Intersubjectivity and Ghostly Library Labor by Liz Settoducato, In the library with the lead pipe

[An aside: a research library filled with non-productive objects can also be seen to resist capitalism. ]

In conclusion, I would like to answer this dear student who asked this important question:

The answer is: yes.
The library staff are the ghosts in the machine.

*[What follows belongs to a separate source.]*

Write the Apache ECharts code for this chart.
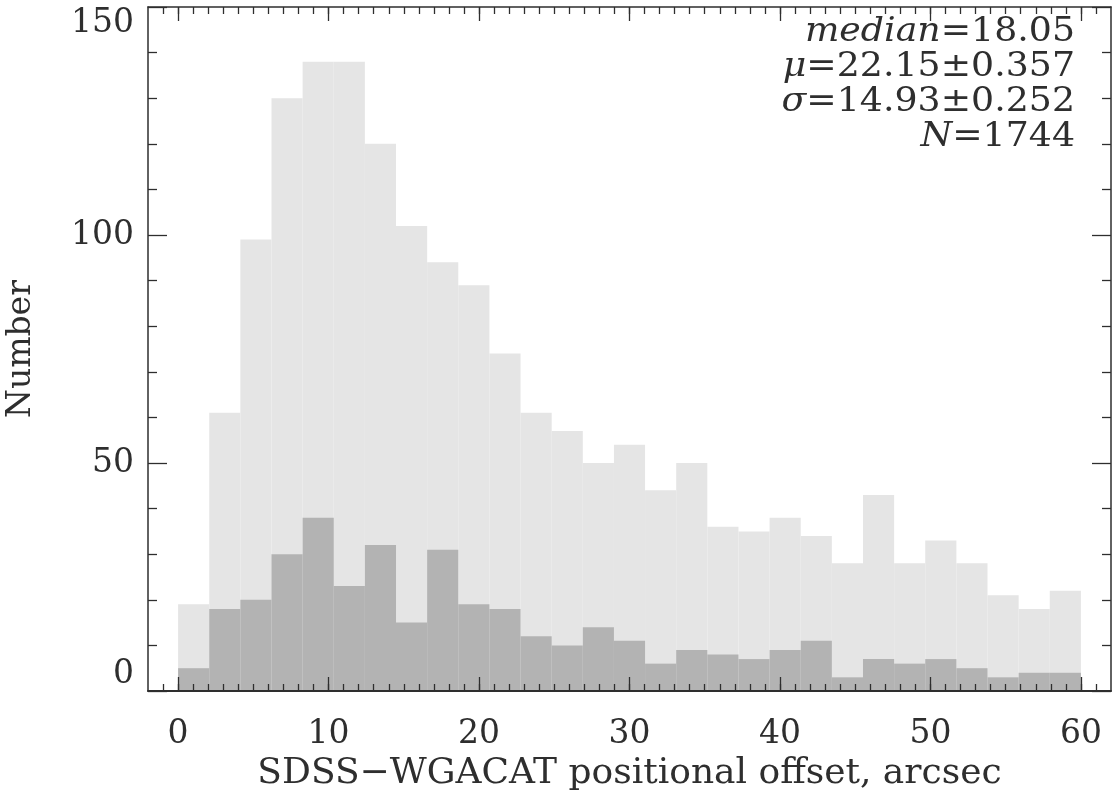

Digitization is a multiplier and metadata is a fractal

In Harry Potter and the Deathly Hallows (sorry), Helga Hufflepuff’s goblet is stored in a vault at Gringotts that’s been cursed so that every time you touch one of the objects in it, dozens of copies are created. On the cover of the original U.K. edition of the book, Harry, Ron and Hermione are pictured scrambling atop a wave of facsimile’d treasure. I’ve started thinking about special collections digitization like this. Digitization doesn’t streamline or simplify library collections; rather, it multiplies them, as every interaction creates additional objects for curation and preservation

The above is from Harry Potter and the Responsible Version Control of Digital Surrogates and it is one of the few examples that I know of that uses the Harry Potter and the… trope appropriately. It is a post written by Emma Stanford, Digital Curator at the Bodleian Libraries from some months past but it came to my mind this week after reading this from Jep Thorpe‘s newsletter a couple of days ago:

The amount of data that can be conjured from any given thing is almost limitless. Pick up a plain grey rock from the side of the road, and in moments you can make a small dataset about it: size, weight, colour, texture, shape, material. If you take that rock to a laboratory these data can be made greatly more precise, and instrumentation beyond our own human sensorium can add to the list of records: temperature, chemical composition, carbon date. From here there is a kind of fractal unfolding of information that begins to occur, where each of these records in turn manifest their own data. The time at which the measurement was made, the instrument used to record it, the person who performed the task, the place where the analysis was performed. In turn, each of these new meta-data records can carry its own data: the age of the person who performed the task, the model of the instrument, the temperature of the room. Data begets data, which begets meta data, repeat, repeat, repeat. It’s data all the way down.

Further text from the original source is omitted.